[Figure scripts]
>> Start
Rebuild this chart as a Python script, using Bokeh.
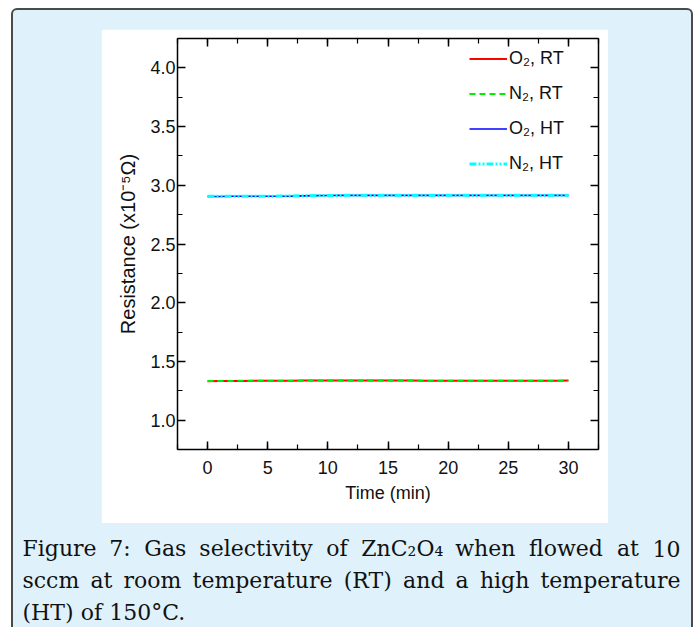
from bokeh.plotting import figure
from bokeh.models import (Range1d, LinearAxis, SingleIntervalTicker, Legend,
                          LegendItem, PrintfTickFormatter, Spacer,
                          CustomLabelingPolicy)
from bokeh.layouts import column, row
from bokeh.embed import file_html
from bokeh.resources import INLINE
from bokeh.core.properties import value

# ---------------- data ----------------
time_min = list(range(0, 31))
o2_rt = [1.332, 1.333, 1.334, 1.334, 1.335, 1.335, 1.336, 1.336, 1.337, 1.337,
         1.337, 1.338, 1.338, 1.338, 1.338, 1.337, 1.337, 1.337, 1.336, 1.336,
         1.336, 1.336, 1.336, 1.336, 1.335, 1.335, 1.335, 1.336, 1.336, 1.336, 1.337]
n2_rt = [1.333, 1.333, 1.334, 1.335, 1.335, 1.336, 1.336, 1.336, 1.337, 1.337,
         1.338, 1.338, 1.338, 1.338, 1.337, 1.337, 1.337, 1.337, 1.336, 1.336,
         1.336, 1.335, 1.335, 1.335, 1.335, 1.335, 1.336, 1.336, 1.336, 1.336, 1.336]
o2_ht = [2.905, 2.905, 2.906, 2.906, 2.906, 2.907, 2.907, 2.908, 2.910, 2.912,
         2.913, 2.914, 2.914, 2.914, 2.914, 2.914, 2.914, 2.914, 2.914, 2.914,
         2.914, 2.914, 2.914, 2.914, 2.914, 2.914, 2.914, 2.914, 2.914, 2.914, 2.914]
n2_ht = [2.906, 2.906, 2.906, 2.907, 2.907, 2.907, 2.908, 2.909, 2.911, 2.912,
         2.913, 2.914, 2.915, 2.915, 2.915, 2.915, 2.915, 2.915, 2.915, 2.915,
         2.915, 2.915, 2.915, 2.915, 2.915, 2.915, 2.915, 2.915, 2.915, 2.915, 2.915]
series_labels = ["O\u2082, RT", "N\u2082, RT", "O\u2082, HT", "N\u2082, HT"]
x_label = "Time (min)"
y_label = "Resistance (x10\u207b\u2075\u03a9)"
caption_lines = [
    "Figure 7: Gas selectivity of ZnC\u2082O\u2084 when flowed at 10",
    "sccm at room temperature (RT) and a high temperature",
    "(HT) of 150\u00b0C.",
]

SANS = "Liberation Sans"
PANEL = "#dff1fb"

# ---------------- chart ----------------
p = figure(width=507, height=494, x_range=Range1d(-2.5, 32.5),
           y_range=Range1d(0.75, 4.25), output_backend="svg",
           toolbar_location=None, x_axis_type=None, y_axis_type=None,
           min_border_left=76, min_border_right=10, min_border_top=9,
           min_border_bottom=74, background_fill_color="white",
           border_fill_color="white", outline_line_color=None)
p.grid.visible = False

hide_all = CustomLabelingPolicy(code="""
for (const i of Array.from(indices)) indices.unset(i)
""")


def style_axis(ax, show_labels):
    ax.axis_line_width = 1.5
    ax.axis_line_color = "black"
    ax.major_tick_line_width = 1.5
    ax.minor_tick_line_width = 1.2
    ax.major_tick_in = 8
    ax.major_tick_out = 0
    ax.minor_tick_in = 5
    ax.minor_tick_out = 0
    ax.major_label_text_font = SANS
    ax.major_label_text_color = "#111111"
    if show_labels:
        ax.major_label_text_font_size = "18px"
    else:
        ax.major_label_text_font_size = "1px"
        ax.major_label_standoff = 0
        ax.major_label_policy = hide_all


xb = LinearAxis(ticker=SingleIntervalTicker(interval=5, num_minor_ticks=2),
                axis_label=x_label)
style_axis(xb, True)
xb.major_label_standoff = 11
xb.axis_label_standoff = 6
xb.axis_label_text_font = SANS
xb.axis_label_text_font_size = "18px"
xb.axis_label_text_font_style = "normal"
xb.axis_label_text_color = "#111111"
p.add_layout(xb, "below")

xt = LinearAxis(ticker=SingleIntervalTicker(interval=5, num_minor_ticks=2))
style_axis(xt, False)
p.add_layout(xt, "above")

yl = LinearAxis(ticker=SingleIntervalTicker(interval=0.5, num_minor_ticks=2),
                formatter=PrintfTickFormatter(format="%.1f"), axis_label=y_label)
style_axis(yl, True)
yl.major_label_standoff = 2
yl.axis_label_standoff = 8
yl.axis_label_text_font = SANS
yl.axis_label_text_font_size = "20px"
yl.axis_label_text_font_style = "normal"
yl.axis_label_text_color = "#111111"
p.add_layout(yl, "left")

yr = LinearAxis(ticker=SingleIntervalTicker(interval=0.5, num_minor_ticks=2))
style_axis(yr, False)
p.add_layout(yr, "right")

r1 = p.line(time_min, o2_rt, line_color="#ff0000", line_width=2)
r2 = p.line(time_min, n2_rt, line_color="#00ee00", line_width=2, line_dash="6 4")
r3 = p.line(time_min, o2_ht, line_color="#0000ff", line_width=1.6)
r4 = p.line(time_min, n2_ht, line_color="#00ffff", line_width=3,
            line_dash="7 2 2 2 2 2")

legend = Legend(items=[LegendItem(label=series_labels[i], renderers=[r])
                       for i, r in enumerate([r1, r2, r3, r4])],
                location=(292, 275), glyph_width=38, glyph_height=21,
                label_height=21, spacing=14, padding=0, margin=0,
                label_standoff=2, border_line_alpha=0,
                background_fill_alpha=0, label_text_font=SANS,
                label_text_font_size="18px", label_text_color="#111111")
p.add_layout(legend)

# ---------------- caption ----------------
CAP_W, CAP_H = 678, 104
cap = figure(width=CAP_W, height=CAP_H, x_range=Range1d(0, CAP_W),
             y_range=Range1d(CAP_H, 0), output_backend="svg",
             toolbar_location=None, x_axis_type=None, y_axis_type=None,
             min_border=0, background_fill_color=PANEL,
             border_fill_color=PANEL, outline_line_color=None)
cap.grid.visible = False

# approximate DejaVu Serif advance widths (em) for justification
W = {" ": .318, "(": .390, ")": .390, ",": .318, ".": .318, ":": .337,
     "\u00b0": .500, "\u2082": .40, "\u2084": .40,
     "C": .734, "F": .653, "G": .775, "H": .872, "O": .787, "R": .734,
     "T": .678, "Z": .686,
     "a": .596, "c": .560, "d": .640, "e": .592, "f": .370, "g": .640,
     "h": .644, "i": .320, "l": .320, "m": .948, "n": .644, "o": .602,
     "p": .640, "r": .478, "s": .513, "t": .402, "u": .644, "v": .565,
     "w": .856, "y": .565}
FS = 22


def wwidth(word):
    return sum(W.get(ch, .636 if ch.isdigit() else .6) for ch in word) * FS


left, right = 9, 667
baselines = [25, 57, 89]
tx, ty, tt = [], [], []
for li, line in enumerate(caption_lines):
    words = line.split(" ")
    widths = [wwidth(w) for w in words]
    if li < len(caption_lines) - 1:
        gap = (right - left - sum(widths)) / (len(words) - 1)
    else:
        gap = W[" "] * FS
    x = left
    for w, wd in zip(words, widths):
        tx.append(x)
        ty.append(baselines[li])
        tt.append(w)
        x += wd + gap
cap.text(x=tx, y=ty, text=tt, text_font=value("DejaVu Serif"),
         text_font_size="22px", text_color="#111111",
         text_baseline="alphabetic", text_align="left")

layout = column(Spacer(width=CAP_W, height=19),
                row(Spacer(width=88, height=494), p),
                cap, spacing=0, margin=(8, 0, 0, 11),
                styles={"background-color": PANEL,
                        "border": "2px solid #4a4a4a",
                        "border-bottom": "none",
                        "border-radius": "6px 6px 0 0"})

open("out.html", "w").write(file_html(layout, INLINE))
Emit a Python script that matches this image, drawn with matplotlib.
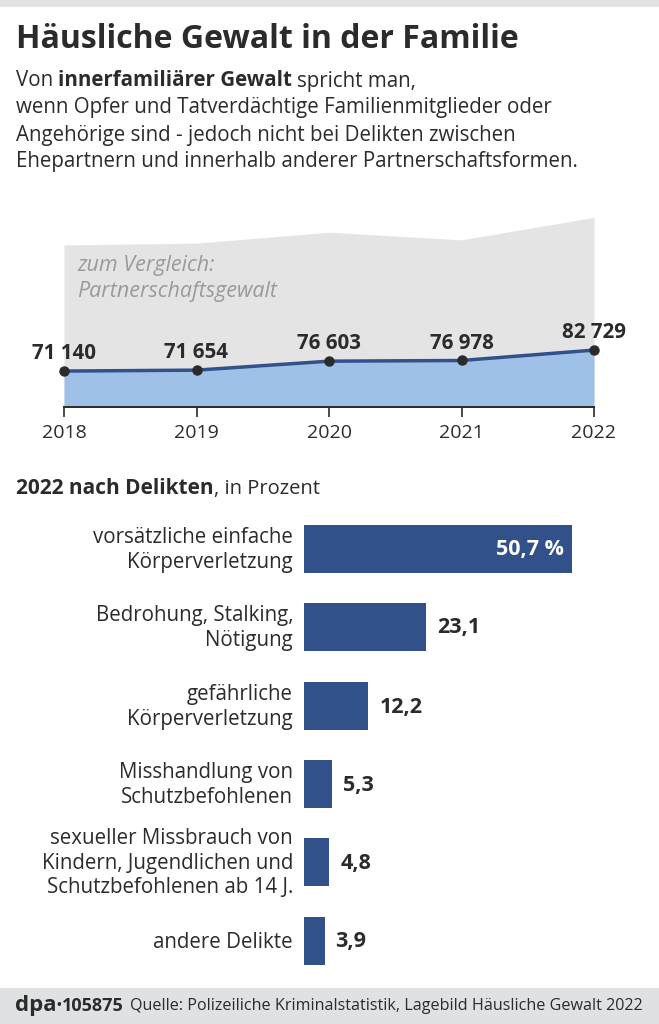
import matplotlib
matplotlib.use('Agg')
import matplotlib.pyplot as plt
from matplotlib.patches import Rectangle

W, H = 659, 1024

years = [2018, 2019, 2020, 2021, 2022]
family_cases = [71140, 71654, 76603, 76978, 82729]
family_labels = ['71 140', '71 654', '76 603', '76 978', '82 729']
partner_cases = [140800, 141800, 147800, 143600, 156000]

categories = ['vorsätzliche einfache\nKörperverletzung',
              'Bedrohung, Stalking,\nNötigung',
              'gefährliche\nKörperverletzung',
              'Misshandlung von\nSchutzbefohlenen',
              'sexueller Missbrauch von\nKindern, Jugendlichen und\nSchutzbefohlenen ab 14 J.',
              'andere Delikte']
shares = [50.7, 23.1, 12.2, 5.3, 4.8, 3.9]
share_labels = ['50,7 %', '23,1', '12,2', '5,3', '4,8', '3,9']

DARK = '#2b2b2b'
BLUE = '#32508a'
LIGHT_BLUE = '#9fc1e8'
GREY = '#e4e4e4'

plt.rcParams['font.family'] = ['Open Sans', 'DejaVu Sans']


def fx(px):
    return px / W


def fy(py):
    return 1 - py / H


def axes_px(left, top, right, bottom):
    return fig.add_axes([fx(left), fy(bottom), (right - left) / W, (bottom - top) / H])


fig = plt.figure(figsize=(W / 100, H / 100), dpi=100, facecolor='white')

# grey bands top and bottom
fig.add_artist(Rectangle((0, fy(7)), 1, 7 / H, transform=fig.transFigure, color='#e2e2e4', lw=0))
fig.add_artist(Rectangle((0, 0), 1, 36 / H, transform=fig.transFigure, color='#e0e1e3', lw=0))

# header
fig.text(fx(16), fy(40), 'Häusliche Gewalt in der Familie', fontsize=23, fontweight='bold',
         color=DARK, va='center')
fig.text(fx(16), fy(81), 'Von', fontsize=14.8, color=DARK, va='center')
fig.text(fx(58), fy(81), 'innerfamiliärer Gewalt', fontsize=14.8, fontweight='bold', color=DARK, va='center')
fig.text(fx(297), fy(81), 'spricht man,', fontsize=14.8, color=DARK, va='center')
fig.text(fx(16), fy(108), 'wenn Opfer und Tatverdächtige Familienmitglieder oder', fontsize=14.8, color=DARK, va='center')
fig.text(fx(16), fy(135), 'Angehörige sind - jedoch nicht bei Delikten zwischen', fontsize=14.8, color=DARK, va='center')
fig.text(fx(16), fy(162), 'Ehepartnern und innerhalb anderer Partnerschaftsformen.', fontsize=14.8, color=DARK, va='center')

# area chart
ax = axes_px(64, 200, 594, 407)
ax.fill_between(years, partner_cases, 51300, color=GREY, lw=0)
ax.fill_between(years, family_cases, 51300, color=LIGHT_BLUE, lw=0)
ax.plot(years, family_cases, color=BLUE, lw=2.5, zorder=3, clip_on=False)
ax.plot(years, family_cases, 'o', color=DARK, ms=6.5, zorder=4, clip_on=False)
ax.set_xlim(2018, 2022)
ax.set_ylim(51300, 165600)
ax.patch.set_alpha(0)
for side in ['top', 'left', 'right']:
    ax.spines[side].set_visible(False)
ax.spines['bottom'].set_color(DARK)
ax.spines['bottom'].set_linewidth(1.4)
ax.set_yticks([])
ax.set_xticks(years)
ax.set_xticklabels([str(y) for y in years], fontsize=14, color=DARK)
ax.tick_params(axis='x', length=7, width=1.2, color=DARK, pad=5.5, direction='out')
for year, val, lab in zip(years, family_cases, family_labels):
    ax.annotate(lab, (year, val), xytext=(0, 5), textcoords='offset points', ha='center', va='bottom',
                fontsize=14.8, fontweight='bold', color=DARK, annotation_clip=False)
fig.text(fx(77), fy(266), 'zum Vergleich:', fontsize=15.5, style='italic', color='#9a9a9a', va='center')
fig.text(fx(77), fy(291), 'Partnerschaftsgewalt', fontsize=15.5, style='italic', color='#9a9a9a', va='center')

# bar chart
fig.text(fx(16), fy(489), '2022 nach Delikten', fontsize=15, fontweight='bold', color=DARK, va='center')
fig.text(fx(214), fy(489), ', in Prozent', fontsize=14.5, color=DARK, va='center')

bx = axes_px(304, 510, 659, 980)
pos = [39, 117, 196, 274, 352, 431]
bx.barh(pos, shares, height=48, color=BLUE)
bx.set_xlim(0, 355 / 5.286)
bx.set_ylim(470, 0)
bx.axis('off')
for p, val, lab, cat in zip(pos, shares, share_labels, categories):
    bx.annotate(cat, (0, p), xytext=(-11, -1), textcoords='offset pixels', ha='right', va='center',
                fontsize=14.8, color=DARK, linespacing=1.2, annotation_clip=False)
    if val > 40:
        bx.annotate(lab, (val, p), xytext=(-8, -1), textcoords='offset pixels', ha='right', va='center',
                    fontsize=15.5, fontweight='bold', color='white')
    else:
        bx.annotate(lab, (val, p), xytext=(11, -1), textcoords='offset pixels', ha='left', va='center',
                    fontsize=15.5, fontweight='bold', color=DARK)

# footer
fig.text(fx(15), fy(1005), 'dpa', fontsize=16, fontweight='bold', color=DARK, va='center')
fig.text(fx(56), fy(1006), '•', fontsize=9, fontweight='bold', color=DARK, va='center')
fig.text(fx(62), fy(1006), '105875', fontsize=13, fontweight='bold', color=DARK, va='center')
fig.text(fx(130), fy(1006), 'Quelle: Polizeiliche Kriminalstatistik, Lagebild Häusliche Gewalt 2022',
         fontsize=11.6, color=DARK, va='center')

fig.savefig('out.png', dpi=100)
>> End
To do
Restate the lines of the records exactly, starting at the first and stopping after the line with "from bokeh.core.properties import value". Leave out any picture.

Solution for this problem
Rebuild this chart as a Python script, using Bokeh.
from bokeh.plotting import figure
from bokeh.models import (Range1d, LinearAxis, SingleIntervalTicker, Legend,
                          LegendItem, PrintfTickFormatter, Spacer,
                          CustomLabelingPolicy)
from bokeh.layouts import column, row
from bokeh.embed import file_html
from bokeh.resources import INLINE
from bokeh.core.properties import value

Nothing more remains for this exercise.